The broader message of the Ye et al. (1) report is that science may be moving into a period where equations do not play the central role in describing dynamic systems that they have played in the last 300 years. This is largely the result of the rapidly increasing power of computers. Another sign of this trend is that, from a very different direction, two related classes of equation-free models have emerged as computational power increased. The methodology of individual- or agent-based modeling does not specify equations at the level of populations and communities, and instead simulates the individual organisms and their interactions with each other and the environment (5). A related approach, cellular automata models, is based on local laws determining transitions of spatial cells between different states. Although it would not seem intuitively that cellular automata models can describe biological systems, Wolfram (13), through his Principle of Computational Equivalence, has proposed that it can form a universal foundation for all phenomena of nature. Both individual- or agent-based models and cellular automata models are bottom-up approaches for constructing models of phenomena, and although deeply different conceptually from EDM, are similar in not specifying equations for population level variables.

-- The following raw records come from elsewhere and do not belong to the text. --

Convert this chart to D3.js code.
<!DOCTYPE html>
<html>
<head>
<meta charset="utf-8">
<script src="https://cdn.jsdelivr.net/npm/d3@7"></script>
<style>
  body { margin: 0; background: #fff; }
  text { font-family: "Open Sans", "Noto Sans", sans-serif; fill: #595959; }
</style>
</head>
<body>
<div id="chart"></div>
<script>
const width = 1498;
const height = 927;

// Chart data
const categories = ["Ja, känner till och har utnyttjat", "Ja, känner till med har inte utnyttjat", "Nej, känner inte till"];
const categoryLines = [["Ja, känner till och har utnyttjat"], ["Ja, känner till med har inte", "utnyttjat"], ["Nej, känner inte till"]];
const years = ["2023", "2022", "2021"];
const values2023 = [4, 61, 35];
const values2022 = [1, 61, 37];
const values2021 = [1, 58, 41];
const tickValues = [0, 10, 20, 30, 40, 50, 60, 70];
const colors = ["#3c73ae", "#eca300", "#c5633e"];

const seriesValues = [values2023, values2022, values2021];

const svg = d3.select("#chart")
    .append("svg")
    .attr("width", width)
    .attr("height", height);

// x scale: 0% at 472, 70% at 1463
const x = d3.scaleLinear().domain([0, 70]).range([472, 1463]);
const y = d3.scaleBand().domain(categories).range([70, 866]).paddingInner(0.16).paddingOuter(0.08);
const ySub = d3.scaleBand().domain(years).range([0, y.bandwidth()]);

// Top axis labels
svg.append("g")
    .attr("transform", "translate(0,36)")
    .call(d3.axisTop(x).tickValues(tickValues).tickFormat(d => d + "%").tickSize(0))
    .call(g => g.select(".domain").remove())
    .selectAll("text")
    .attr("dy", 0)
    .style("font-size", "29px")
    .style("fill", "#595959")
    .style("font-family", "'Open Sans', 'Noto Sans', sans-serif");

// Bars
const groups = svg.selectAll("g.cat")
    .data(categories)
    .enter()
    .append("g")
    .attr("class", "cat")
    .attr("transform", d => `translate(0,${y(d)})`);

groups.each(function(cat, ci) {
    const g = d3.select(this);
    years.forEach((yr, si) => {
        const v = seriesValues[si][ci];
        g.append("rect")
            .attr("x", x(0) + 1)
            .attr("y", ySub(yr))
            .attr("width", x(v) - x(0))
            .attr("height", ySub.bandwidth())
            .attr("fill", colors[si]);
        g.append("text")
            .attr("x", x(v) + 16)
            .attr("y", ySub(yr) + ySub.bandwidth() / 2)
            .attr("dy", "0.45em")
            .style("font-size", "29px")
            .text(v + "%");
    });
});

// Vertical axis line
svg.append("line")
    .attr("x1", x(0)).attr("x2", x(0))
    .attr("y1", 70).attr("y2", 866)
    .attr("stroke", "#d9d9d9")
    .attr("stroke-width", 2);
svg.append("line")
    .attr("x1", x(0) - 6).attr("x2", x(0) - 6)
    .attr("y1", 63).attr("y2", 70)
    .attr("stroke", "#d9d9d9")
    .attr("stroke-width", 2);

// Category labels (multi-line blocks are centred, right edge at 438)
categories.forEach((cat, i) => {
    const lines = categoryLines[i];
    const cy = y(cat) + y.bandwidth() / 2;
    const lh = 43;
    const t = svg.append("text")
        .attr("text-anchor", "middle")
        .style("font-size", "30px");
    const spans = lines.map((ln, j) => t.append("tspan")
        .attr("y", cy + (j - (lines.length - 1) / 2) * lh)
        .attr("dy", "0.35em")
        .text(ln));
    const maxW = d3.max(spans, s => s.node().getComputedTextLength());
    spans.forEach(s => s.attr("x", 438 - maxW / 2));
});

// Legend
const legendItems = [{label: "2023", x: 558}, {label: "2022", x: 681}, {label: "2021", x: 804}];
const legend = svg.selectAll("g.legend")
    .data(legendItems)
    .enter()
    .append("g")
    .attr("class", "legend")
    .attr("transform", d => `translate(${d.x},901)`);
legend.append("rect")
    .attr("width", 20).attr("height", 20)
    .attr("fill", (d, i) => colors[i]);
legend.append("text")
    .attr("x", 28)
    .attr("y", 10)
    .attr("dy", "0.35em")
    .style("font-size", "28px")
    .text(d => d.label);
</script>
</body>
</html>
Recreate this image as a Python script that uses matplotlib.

The EDM approach demonstrates progress toward solving important but seemingly intractable problems of ecology; predicting behavior of complex nonlinear dynamic systems with limited information. This approach also suggests that, with high-performance computation, the study of dynamic systems is moving away from formulation and parameterization of equations and toward letting data directly determine the model. Because of the central role equations hold in science, it also raises questions: How will these changes affect the way scientists communicate, the way they understand, and the way they think?